Lifi juga pernah menjadi panitia Aku Masuk ITB (AMI), di sana ia melakukan promosi ke sekolah-sekolah bukan hanya sekedar mensosialisasikan ITB namun juga mensosialisasikan persiapan lebih lanjut menuju perguruan tinggi, ia merasa ter-fulfill melihat adik-adik SMA memiliki curiousity dan keinginan kuat untuk lanjut kuliah.

Di University of Pennsylvania pun Lifi diajak teman-teman untuk membuat culture fair dan menjadi satu-satunya anak IISMA yang menjadi salah satu executive board-nya. Ia belajar bagaimana caranya bisa memperkenalkan Indonesia di Philadelphia, engage dengan komunitas Aceh yang ada di South Philadelphia dan mendengar perjuangan mereka sebagai diaspora Indonesia di Amerika Serikat. Ketika balik ke Indonesia, Lifi menjadi Ketua Himpunan Mahasiswa Elektroteknik (HME) ITB dan mencoba membangun himpunannya.

“Himpunan membuatku lebih realistis, it’s okay for fail, it's okay kalau ternyata hasilnya gak sesempurna itu, itu menjadi pembelajaran berharga juga buat aku, memang gak serta merta impact-nya langsung gede banget tapi deep inside itu memberikan aku sebuah definisi dari keluarga baru dan hal-hal yang gak ideal itu bisa langsung dikritisi. 

Yang aku banggakan dari himpunan semua suara bisa diproses dan didengarkan. Jadi tahu, ‘oh sebenarnya gini ya kebutuhan orang lain’,” ungkap Lifi.

Lifi punya rahasia dan kiat-kiat untuk mahasiswa-mahasiswa lain yang ingin berprestasi sepertinya dan untuk adik-adik SMA yang akan melanjutkan ke perguruan tinggi. Untuk mahasiswa yang ingin berprestasi sepertinya, Lifi berpesan bahwa yang perlu dikejar bukanlah label melainkan nilai (value).

“Cari value-value yang membuat kamu pantas dianggap mahasiswa berprestasi. Jangan kejar title-nya tapi kejar value-nya, apa yang bisa membuatmu berharga. Selain itu, kita juga harus memberdayakan orang lain, gak cukup kalau hanya fulfill diri kita sendiri,” pesannya.

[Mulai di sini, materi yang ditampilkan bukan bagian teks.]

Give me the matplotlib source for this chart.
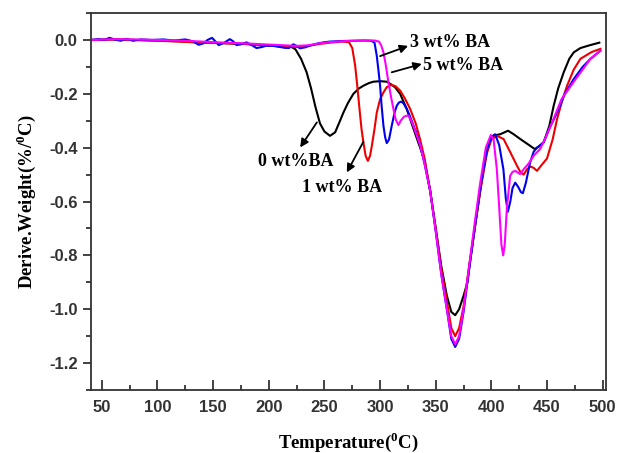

Untuk adik-adik SMA yang sebentar lagi akan memasuki perguruan tinggi, Lifi berpesan, “Sebelum memilih program studi, find your why, kenapa sih kamu harus masuk ranah itu? Jangan sampai masuk ke suatu jurusan karena ikut-ikutan aja, harus karena keinginan peribadi, karena apa yang sudah kamu lihat dari diri kamu sendiri. Cari tahu apa yang kamu suka pelajari, karena pilihan kamu adalah pilihan yang hanya bisa kamu kontrol. Don’t let people take control of your life.”